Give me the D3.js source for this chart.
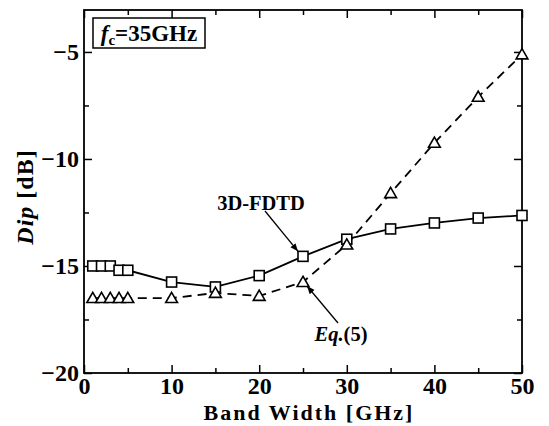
<!DOCTYPE html>
<html>
<head>
<meta charset="utf-8">
<script src="https://cdn.jsdelivr.net/npm/d3@7"></script>
<style>
  html, body { margin: 0; padding: 0; background: #fff; }
  svg text { font-family: "Liberation Serif", "Times New Roman", serif; font-weight: bold; fill: #000; }
</style>
</head>
<body>
<svg id="chart" width="549" height="426"></svg>
<script>
// Band width sweep [GHz]
const bandWidth = [1, 2, 3, 4, 5, 10, 15, 20, 25, 30, 35, 40, 45, 50];
// Dip [dB] from 3D-FDTD simulation
const dipFDTD = [-15.0, -15.0, -15.0, -15.2, -15.2, -15.75, -15.98, -15.45, -14.55, -13.75, -13.27, -12.99, -12.76, -12.64];
// Dip [dB] from Eq.(5)
const dipEq5 = [-16.5, -16.5, -16.5, -16.5, -16.5, -16.5, -16.26, -16.4, -15.75, -14.0, -11.6, -9.25, -7.1, -5.12];

const xMajorTicks = [0, 10, 20, 30, 40, 50];
const xMinorTicks = [5, 15, 25, 35, 45];
const yMajorTicks = [-20, -15, -10, -5];
const yMinorTicks = [-17.5, -12.5, -7.5];

const margin = { left: 84, right: 27, top: 10, bottom: 53 };
const W = 549, H = 426;
const iw = W - margin.left - margin.right;
const ih = H - margin.top - margin.bottom;

const svg = d3.select("#chart");
const g = svg.append("g").attr("transform", `translate(${margin.left},${margin.top})`);

const x = d3.scaleLinear().domain([0, 50]).range([0, iw]);
const y = d3.scaleLinear().domain([-20, -3.04]).range([ih, 0]);

// Axes with inward ticks on all four sides
function tickAxis(axisFn, scale, ticks, len, fmt) {
  return axisFn(scale).tickValues(ticks).tickSizeInner(-len).tickSizeOuter(0).tickFormat(fmt);
}
const noLabel = () => "";

const bottom = g.append("g").attr("transform", `translate(0,${ih})`)
  .call(tickAxis(d3.axisBottom, x, xMajorTicks, 8, d3.format("d")));
g.append("g").attr("transform", `translate(0,${ih})`)
  .call(tickAxis(d3.axisBottom, x, xMinorTicks, 5, noLabel));
g.append("g").call(tickAxis(d3.axisTop, x, xMajorTicks, 8, noLabel));
g.append("g").call(tickAxis(d3.axisTop, x, xMinorTicks, 5, noLabel));

const left = g.append("g")
  .call(tickAxis(d3.axisLeft, y, yMajorTicks, 8, d3.format("d")));
g.append("g").call(tickAxis(d3.axisLeft, y, yMinorTicks, 5, noLabel));
g.append("g").attr("transform", `translate(${iw},0)`)
  .call(tickAxis(d3.axisRight, y, yMajorTicks, 8, noLabel));
g.append("g").attr("transform", `translate(${iw},0)`)
  .call(tickAxis(d3.axisRight, y, yMinorTicks, 5, noLabel));

g.selectAll("g").attr("font-family", null).attr("font-size", null);
g.selectAll(".domain").remove();
g.selectAll(".tick line").attr("stroke", "#000").attr("stroke-width", 1.5);

bottom.selectAll(".tick text")
  .attr("font-size", 24).attr("dy", 0).attr("y", 21);
left.selectAll(".tick text")
  .attr("font-size", 24).attr("x", -5).attr("dy", "0.33em");

// Frame
g.append("rect").attr("x", 0).attr("y", 0).attr("width", iw).attr("height", ih)
  .attr("fill", "none").attr("stroke", "#000").attr("stroke-width", 1.8);

// Lines
const fdtdPts = bandWidth.map((b, i) => [b, dipFDTD[i]]);
const eqPts = bandWidth.map((b, i) => [b, dipEq5[i]]);
const line = d3.line().x(d => x(d[0])).y(d => y(d[1]));

g.append("path").datum(eqPts).attr("d", line)
  .attr("fill", "none").attr("stroke", "#000").attr("stroke-width", 1.8)
  .attr("stroke-dasharray", "9,6");
g.append("path").datum(fdtdPts).attr("d", line)
  .attr("fill", "none").attr("stroke", "#000").attr("stroke-width", 1.8);

// Markers
const sq = 10;
g.selectAll(".sq").data(fdtdPts).enter().append("rect")
  .attr("x", d => x(d[0]) - sq / 2).attr("y", d => y(d[1]) - sq / 2)
  .attr("width", sq).attr("height", sq)
  .attr("fill", "#fff").attr("stroke", "#000").attr("stroke-width", 1.6);

const tri = d3.symbol().type(d3.symbolTriangle).size(60);
g.selectAll(".tri").data(eqPts).enter().append("path")
  .attr("d", tri)
  .attr("transform", d => `translate(${x(d[0])},${y(d[1]) + 1})`)
  .attr("fill", "#fff").attr("stroke", "#000").attr("stroke-width", 1.6);

// Annotation arrows
svg.append("defs").append("marker")
  .attr("id", "arrow").attr("viewBox", "0 0 10 10").attr("refX", 10).attr("refY", 5)
  .attr("markerWidth", 8).attr("markerHeight", 8).attr("markerUnits", "userSpaceOnUse")
  .attr("orient", "auto")
  .append("path").attr("d", "M0,1 L10,5 L0,9 Z").attr("fill", "#000");

function arrow(x1, y1, x2, y2) {
  svg.append("line").attr("x1", x1).attr("y1", y1).attr("x2", x2).attr("y2", y2)
    .attr("stroke", "#000").attr("stroke-width", 1.3).attr("marker-end", "url(#arrow)");
}
// 3D-FDTD label points to the 25 GHz square
const fx = margin.left + x(25), fy = margin.top + y(dipFDTD[8]);
svg.append("text").attr("x", 261).attr("y", 210).attr("text-anchor", "middle")
  .attr("font-size", 20.5).text("3D-FDTD");
arrow(265, 211, fx - 5, fy - 5);

// Eq.(5) label points to the 25 GHz triangle
const ex = margin.left + x(25), ey = margin.top + y(dipEq5[8]);
const eqText = svg.append("text").attr("x", 341).attr("y", 341).attr("text-anchor", "middle")
  .attr("font-size", 20.5);
eqText.append("tspan").attr("font-style", "italic").text("Eq.");
eqText.append("tspan").text("(5)");
arrow(338, 323, ex + 4, ey + 4);

// Centre-frequency box
svg.append("rect").attr("x", 93).attr("y", 18).attr("width", 112).attr("height", 30)
  .attr("fill", "#fff").attr("stroke", "#000").attr("stroke-width", 1.5);
const fc = svg.append("text").attr("x", 149).attr("y", 41).attr("text-anchor", "middle")
  .attr("font-size", 23);
fc.append("tspan").attr("font-style", "italic").text("f");
fc.append("tspan").attr("font-size", 15).attr("dy", 4).text("c");
fc.append("tspan").attr("dy", -4).text("=35GHz");

// Axis titles
svg.append("text").attr("x", margin.left + iw / 2 + 6).attr("y", 420).attr("text-anchor", "middle")
  .attr("font-size", 22).attr("letter-spacing", 2).text("Band Width [GHz]");
const yt = svg.append("text").attr("transform", `translate(33,197) rotate(-90)`)
  .attr("text-anchor", "middle").attr("font-size", 24).attr("letter-spacing", 1);
yt.append("tspan").attr("font-style", "italic").text("Dip");
yt.append("tspan").text(" [dB]");
</script>
</body>
</html>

————

> _What the task requires_
Copy the whole of the material above exactly, but not its images.

> _Problem solution_
Give me the D3.js source for this chart.
<!DOCTYPE html>
<html>
<head>
<meta charset="utf-8">
<script src="https://cdn.jsdelivr.net/npm/d3@7"></script>
<style>
  html, body { margin: 0; padding: 0; background: #fff; }
  svg text { font-family: "Liberation Serif", "Times New Roman", serif; font-weight: bold; fill: #000; }
</style>
</head>
<body>
<svg id="chart" width="549" height="426"></svg>
<script>
// Band width sweep [GHz]
const bandWidth = [1, 2, 3, 4, 5, 10, 15, 20, 25, 30, 35, 40, 45, 50];
// Dip [dB] from 3D-FDTD simulation
const dipFDTD = [-15.0, -15.0, -15.0, -15.2, -15.2, -15.75, -15.98, -15.45, -14.55, -13.75, -13.27, -12.99, -12.76, -12.64];
// Dip [dB] from Eq.(5)
const dipEq5 = [-16.5, -16.5, -16.5, -16.5, -16.5, -16.5, -16.26, -16.4, -15.75, -14.0, -11.6, -9.25, -7.1, -5.12];

const xMajorTicks = [0, 10, 20, 30, 40, 50];
const xMinorTicks = [5, 15, 25, 35, 45];
const yMajorTicks = [-20, -15, -10, -5];
const yMinorTicks = [-17.5, -12.5, -7.5];

const margin = { left: 84, right: 27, top: 10, bottom: 53 };
const W = 549, H = 426;
const iw = W - margin.left - margin.right;
const ih = H - margin.top - margin.bottom;

const svg = d3.select("#chart");
const g = svg.append("g").attr("transform", `translate(${margin.left},${margin.top})`);

const x = d3.scaleLinear().domain([0, 50]).range([0, iw]);
const y = d3.scaleLinear().domain([-20, -3.04]).range([ih, 0]);

// Axes with inward ticks on all four sides
function tickAxis(axisFn, scale, ticks, len, fmt) {
  return axisFn(scale).tickValues(ticks).tickSizeInner(-len).tickSizeOuter(0).tickFormat(fmt);
}
const noLabel = () => "";

const bottom = g.append("g").attr("transform", `translate(0,${ih})`)
  .call(tickAxis(d3.axisBottom, x, xMajorTicks, 8, d3.format("d")));
g.append("g").attr("transform", `translate(0,${ih})`)
  .call(tickAxis(d3.axisBottom, x, xMinorTicks, 5, noLabel));
g.append("g").call(tickAxis(d3.axisTop, x, xMajorTicks, 8, noLabel));
g.append("g").call(tickAxis(d3.axisTop, x, xMinorTicks, 5, noLabel));

const left = g.append("g")
  .call(tickAxis(d3.axisLeft, y, yMajorTicks, 8, d3.format("d")));
g.append("g").call(tickAxis(d3.axisLeft, y, yMinorTicks, 5, noLabel));
g.append("g").attr("transform", `translate(${iw},0)`)
  .call(tickAxis(d3.axisRight, y, yMajorTicks, 8, noLabel));
g.append("g").attr("transform", `translate(${iw},0)`)
  .call(tickAxis(d3.axisRight, y, yMinorTicks, 5, noLabel));

g.selectAll("g").attr("font-family", null).attr("font-size", null);
g.selectAll(".domain").remove();
g.selectAll(".tick line").attr("stroke", "#000").attr("stroke-width", 1.5);

bottom.selectAll(".tick text")
  .attr("font-size", 24).attr("dy", 0).attr("y", 21);
left.selectAll(".tick text")
  .attr("font-size", 24).attr("x", -5).attr("dy", "0.33em");

// Frame
g.append("rect").attr("x", 0).attr("y", 0).attr("width", iw).attr("height", ih)
  .attr("fill", "none").attr("stroke", "#000").attr("stroke-width", 1.8);

// Lines
const fdtdPts = bandWidth.map((b, i) => [b, dipFDTD[i]]);
const eqPts = bandWidth.map((b, i) => [b, dipEq5[i]]);
const line = d3.line().x(d => x(d[0])).y(d => y(d[1]));

g.append("path").datum(eqPts).attr("d", line)
  .attr("fill", "none").attr("stroke", "#000").attr("stroke-width", 1.8)
  .attr("stroke-dasharray", "9,6");
g.append("path").datum(fdtdPts).attr("d", line)
  .attr("fill", "none").attr("stroke", "#000").attr("stroke-width", 1.8);

// Markers
const sq = 10;
g.selectAll(".sq").data(fdtdPts).enter().append("rect")
  .attr("x", d => x(d[0]) - sq / 2).attr("y", d => y(d[1]) - sq / 2)
  .attr("width", sq).attr("height", sq)
  .attr("fill", "#fff").attr("stroke", "#000").attr("stroke-width", 1.6);

const tri = d3.symbol().type(d3.symbolTriangle).size(60);
g.selectAll(".tri").data(eqPts).enter().append("path")
  .attr("d", tri)
  .attr("transform", d => `translate(${x(d[0])},${y(d[1]) + 1})`)
  .attr("fill", "#fff").attr("stroke", "#000").attr("stroke-width", 1.6);

// Annotation arrows
svg.append("defs").append("marker")
  .attr("id", "arrow").attr("viewBox", "0 0 10 10").attr("refX", 10).attr("refY", 5)
  .attr("markerWidth", 8).attr("markerHeight", 8).attr("markerUnits", "userSpaceOnUse")
  .attr("orient", "auto")
  .append("path").attr("d", "M0,1 L10,5 L0,9 Z").attr("fill", "#000");

function arrow(x1, y1, x2, y2) {
  svg.append("line").attr("x1", x1).attr("y1", y1).attr("x2", x2).attr("y2", y2)
    .attr("stroke", "#000").attr("stroke-width", 1.3).attr("marker-end", "url(#arrow)");
}
// 3D-FDTD label points to the 25 GHz square
const fx = margin.left + x(25), fy = margin.top + y(dipFDTD[8]);
svg.append("text").attr("x", 261).attr("y", 210).attr("text-anchor", "middle")
  .attr("font-size", 20.5).text("3D-FDTD");
arrow(265, 211, fx - 5, fy - 5);

// Eq.(5) label points to the 25 GHz triangle
const ex = margin.left + x(25), ey = margin.top + y(dipEq5[8]);
const eqText = svg.append("text").attr("x", 341).attr("y", 341).attr("text-anchor", "middle")
  .attr("font-size", 20.5);
eqText.append("tspan").attr("font-style", "italic").text("Eq.");
eqText.append("tspan").text("(5)");
arrow(338, 323, ex + 4, ey + 4);

// Centre-frequency box
svg.append("rect").attr("x", 93).attr("y", 18).attr("width", 112).attr("height", 30)
  .attr("fill", "#fff").attr("stroke", "#000").attr("stroke-width", 1.5);
const fc = svg.append("text").attr("x", 149).attr("y", 41).attr("text-anchor", "middle")
  .attr("font-size", 23);
fc.append("tspan").attr("font-style", "italic").text("f");
fc.append("tspan").attr("font-size", 15).attr("dy", 4).text("c");
fc.append("tspan").attr("dy", -4).text("=35GHz");

// Axis titles
svg.append("text").attr("x", margin.left + iw / 2 + 6).attr("y", 420).attr("text-anchor", "middle")
  .attr("font-size", 22).attr("letter-spacing", 2).text("Band Width [GHz]");
const yt = svg.append("text").attr("transform", `translate(33,197) rotate(-90)`)
  .attr("text-anchor", "middle").attr("font-size", 24).attr("letter-spacing", 1);
yt.append("tspan").attr("font-style", "italic").text("Dip");
yt.append("tspan").text(" [dB]");
</script>
</body>
</html>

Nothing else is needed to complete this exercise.